## Given instruction
Below are the records; collect from them each line containing the string "this".

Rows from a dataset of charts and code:

————

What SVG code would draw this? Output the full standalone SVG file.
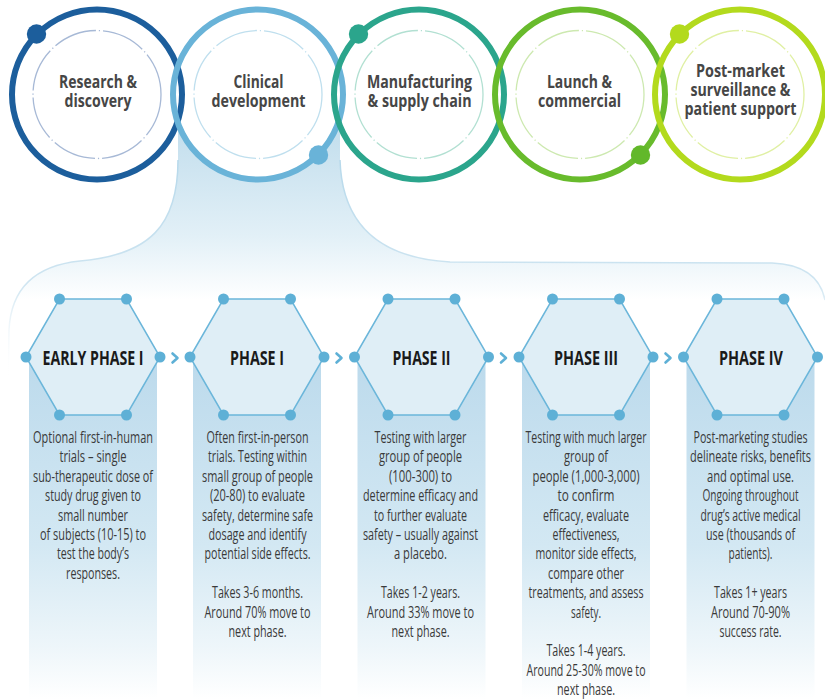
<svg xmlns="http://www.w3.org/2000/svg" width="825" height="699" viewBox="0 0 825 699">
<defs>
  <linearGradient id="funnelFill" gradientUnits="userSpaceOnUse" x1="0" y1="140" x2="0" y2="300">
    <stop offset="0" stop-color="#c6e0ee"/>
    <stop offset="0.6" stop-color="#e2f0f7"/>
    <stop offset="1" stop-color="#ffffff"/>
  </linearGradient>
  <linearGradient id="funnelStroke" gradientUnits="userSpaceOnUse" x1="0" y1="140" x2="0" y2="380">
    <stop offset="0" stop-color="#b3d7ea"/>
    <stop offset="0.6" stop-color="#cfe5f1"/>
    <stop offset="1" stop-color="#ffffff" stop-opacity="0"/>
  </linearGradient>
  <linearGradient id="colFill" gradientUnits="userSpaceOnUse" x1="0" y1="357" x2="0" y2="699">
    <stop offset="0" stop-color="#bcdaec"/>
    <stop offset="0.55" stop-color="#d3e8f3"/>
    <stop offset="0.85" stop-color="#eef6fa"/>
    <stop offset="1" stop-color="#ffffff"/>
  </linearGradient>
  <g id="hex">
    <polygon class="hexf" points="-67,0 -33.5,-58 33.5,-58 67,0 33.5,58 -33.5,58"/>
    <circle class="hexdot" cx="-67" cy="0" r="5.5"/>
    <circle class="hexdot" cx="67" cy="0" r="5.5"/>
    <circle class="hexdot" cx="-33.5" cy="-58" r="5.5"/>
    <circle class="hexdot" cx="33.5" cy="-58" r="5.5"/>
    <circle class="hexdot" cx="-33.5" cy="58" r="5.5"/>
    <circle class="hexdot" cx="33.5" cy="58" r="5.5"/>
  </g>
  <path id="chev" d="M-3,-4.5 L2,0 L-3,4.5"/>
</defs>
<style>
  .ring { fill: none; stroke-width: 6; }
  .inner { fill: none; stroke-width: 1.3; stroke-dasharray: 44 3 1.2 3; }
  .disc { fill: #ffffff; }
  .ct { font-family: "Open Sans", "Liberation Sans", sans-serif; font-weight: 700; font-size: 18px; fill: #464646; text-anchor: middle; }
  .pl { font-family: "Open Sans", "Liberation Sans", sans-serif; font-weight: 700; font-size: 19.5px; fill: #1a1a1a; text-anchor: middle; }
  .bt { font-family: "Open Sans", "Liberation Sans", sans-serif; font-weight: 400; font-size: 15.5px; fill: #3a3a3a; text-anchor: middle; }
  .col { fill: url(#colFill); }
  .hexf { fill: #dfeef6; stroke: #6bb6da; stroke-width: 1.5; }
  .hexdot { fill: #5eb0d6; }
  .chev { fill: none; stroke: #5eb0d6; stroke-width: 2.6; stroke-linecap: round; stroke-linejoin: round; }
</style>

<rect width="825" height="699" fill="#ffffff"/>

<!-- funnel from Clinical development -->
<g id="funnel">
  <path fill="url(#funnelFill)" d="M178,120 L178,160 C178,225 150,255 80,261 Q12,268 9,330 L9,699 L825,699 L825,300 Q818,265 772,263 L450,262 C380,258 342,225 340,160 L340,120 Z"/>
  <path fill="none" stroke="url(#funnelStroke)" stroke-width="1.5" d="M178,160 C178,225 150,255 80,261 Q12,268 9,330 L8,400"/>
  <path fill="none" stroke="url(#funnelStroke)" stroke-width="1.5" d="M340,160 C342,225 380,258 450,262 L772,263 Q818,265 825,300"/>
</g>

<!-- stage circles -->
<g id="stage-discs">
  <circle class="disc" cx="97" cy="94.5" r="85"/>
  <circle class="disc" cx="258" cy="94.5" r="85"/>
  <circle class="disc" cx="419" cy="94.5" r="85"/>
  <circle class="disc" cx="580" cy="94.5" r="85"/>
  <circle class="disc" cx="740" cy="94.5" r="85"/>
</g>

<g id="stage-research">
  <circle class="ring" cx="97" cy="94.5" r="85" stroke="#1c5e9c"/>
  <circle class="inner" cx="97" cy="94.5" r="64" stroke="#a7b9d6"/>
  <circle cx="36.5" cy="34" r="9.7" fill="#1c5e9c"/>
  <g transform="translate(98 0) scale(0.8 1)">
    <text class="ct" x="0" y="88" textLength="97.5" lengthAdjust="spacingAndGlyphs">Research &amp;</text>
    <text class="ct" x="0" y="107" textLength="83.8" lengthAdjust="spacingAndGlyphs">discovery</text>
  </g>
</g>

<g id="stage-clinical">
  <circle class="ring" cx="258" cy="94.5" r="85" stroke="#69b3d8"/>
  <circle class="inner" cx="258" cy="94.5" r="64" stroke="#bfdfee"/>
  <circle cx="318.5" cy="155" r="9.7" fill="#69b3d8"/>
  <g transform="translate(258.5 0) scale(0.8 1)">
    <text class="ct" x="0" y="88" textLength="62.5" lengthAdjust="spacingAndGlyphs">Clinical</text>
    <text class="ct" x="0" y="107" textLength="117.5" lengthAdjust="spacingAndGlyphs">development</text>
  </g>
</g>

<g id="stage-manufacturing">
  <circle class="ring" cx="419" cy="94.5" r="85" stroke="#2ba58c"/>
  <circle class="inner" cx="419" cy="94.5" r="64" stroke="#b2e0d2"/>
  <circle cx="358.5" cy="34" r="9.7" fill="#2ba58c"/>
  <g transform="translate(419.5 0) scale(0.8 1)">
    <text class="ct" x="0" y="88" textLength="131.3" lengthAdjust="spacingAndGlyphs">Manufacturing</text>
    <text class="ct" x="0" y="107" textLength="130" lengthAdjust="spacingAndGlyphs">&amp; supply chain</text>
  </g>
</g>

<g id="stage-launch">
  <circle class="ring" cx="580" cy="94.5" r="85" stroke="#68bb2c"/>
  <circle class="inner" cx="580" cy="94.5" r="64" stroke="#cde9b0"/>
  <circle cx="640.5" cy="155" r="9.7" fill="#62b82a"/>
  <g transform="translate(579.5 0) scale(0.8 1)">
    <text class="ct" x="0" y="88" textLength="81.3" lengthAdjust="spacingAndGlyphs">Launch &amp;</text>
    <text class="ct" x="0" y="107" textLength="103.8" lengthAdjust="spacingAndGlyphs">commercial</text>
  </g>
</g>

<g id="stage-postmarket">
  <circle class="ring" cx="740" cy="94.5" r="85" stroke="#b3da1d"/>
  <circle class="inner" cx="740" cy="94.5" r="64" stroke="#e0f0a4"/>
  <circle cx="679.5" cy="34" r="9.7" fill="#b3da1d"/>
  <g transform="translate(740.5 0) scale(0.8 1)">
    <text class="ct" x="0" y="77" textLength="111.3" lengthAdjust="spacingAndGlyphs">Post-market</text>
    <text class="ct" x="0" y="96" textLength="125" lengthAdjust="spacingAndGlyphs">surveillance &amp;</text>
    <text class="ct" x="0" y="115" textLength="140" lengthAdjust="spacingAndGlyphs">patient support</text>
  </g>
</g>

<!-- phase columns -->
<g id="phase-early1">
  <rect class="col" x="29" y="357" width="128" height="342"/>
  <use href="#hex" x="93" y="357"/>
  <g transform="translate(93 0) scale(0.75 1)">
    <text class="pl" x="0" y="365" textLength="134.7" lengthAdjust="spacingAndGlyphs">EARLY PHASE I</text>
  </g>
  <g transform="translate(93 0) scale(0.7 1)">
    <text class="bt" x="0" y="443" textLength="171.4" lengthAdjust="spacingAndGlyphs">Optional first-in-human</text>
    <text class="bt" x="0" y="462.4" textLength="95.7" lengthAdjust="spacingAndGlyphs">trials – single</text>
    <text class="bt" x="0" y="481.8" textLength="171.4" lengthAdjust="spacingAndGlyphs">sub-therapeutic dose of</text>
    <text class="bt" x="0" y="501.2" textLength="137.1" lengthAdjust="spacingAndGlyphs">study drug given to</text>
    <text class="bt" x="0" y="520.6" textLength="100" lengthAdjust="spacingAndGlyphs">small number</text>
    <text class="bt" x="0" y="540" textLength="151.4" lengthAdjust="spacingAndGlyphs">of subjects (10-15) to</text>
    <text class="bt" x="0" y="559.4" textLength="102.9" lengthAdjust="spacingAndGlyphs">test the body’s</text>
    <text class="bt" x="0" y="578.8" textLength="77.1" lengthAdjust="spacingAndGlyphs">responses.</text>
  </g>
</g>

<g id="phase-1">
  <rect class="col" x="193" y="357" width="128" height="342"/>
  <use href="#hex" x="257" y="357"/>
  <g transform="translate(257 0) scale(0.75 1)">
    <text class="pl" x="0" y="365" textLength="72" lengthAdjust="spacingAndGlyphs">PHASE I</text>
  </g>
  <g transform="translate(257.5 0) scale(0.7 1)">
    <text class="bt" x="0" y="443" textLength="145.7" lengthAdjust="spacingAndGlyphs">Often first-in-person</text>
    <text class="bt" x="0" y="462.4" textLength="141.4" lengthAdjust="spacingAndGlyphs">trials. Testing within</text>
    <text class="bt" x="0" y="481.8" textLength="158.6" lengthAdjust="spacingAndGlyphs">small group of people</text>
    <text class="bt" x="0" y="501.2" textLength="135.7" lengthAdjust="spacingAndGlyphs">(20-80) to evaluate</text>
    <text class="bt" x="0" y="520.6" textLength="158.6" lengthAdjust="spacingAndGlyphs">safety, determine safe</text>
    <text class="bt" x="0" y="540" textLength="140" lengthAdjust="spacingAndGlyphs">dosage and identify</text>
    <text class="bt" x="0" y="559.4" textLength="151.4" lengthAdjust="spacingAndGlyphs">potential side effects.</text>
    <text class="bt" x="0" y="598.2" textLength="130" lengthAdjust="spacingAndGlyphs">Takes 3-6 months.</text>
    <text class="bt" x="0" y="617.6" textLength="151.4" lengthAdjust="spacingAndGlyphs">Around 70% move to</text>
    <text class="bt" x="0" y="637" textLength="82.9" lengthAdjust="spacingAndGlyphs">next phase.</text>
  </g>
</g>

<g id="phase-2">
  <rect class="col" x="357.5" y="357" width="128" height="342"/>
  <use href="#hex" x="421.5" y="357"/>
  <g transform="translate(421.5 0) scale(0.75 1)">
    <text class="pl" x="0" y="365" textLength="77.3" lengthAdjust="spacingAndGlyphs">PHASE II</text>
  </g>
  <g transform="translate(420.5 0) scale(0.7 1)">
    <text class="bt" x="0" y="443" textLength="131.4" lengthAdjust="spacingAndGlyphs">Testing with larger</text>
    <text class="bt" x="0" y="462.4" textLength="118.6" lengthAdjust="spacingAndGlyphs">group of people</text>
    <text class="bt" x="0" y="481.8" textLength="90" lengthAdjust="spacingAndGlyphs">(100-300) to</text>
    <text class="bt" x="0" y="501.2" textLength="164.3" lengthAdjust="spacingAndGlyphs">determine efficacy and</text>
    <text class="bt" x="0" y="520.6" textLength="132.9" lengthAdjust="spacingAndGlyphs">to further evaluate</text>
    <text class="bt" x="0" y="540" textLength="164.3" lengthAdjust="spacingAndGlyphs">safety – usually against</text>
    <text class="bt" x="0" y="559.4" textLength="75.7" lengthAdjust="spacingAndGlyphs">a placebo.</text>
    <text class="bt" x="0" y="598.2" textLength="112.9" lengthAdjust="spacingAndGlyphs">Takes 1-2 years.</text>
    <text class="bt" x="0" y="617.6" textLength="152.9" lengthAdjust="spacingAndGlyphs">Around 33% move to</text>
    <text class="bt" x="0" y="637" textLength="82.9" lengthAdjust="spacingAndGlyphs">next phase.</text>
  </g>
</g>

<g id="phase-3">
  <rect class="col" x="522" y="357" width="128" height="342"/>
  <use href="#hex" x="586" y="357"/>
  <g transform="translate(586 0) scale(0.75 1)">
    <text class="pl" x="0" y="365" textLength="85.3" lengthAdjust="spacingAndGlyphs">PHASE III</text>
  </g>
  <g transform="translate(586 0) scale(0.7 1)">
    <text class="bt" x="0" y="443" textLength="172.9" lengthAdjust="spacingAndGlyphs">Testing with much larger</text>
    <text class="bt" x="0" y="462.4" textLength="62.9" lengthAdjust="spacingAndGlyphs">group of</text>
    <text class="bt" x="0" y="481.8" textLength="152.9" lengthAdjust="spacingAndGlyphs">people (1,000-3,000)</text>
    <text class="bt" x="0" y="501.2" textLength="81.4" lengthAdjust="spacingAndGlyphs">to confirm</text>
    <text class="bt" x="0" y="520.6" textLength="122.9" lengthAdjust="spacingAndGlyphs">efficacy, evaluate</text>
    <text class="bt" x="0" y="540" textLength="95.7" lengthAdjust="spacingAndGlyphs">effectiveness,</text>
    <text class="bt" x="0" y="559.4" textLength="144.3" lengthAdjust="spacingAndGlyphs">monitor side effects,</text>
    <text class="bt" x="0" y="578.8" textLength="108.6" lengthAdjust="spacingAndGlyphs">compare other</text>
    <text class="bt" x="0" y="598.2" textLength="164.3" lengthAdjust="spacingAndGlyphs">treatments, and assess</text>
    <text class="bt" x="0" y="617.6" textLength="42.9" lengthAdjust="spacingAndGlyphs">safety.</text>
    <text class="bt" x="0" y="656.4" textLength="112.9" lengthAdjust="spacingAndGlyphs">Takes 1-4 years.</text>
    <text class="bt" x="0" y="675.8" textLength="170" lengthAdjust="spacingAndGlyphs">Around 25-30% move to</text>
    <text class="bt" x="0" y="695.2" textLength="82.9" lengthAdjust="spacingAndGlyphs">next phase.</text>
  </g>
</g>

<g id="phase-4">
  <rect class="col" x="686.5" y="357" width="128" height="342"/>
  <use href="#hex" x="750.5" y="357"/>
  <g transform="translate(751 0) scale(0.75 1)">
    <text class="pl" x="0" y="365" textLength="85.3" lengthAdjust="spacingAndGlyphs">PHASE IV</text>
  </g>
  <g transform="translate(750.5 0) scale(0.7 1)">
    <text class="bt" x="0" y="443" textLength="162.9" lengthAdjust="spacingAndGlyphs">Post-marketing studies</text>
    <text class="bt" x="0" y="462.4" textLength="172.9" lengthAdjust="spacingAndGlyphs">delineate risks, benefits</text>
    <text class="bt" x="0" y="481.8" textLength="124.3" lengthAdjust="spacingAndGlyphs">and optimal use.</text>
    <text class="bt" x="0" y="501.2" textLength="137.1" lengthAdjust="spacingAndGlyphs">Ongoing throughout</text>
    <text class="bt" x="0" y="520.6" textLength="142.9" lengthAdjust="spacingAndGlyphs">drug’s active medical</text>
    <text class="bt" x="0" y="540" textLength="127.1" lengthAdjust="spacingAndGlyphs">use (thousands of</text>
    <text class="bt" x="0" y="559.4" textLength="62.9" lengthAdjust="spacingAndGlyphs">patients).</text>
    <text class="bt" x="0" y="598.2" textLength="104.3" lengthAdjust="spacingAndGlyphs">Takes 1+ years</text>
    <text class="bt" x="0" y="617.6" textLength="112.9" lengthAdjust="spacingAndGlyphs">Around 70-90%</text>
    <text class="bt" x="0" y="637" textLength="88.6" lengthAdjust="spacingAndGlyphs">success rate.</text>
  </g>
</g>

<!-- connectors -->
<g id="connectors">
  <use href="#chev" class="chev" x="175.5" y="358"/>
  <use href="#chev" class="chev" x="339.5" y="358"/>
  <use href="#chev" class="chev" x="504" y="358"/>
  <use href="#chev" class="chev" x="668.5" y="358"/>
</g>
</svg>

————

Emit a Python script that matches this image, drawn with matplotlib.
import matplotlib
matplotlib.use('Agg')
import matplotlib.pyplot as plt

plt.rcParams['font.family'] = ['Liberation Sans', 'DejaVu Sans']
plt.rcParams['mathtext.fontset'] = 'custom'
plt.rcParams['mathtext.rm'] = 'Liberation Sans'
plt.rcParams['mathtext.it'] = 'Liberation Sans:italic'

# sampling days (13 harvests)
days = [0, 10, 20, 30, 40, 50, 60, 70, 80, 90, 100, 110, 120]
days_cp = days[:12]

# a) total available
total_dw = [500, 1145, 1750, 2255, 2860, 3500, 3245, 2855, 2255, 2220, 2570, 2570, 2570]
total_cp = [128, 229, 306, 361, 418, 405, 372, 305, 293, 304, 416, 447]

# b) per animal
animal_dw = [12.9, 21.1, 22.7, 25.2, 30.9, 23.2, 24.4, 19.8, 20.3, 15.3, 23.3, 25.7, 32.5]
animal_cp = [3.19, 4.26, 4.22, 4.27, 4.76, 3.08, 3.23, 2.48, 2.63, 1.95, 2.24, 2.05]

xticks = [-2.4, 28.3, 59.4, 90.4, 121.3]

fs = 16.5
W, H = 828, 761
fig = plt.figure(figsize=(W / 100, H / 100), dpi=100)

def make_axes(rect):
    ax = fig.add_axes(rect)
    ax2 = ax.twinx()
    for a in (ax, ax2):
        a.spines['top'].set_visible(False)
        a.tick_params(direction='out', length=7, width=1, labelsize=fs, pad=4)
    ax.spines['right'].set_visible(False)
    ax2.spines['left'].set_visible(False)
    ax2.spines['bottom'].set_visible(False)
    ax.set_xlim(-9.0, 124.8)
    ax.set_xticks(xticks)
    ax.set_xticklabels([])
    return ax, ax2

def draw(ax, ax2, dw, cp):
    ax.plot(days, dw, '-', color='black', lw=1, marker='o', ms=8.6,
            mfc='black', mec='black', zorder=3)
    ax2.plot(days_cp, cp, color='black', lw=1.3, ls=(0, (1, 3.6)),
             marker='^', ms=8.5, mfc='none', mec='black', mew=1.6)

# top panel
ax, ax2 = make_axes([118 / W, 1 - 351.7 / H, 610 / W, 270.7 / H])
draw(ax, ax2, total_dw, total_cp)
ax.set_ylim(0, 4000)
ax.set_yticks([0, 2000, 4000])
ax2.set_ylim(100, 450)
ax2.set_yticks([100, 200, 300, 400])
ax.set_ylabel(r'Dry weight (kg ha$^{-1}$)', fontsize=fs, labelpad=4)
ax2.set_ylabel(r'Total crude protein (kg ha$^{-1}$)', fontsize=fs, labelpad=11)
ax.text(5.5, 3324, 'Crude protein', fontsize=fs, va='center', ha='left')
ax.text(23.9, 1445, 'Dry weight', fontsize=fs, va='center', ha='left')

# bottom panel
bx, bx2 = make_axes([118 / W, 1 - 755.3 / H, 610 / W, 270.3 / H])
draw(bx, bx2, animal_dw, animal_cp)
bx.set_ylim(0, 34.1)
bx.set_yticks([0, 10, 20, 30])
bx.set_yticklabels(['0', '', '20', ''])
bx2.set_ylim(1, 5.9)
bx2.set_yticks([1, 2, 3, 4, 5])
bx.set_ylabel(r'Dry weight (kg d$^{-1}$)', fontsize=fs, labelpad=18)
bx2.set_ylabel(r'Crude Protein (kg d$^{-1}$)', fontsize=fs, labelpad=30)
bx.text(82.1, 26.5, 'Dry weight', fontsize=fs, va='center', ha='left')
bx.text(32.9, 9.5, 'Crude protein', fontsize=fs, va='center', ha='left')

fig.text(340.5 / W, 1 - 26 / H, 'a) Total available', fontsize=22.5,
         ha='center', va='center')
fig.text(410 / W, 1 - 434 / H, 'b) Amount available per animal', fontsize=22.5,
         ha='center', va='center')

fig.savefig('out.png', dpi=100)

————

## Result of the exercise
What SVG code would draw this? Output the full standalone SVG file.
Emit a Python script that matches this image, drawn with matplotlib.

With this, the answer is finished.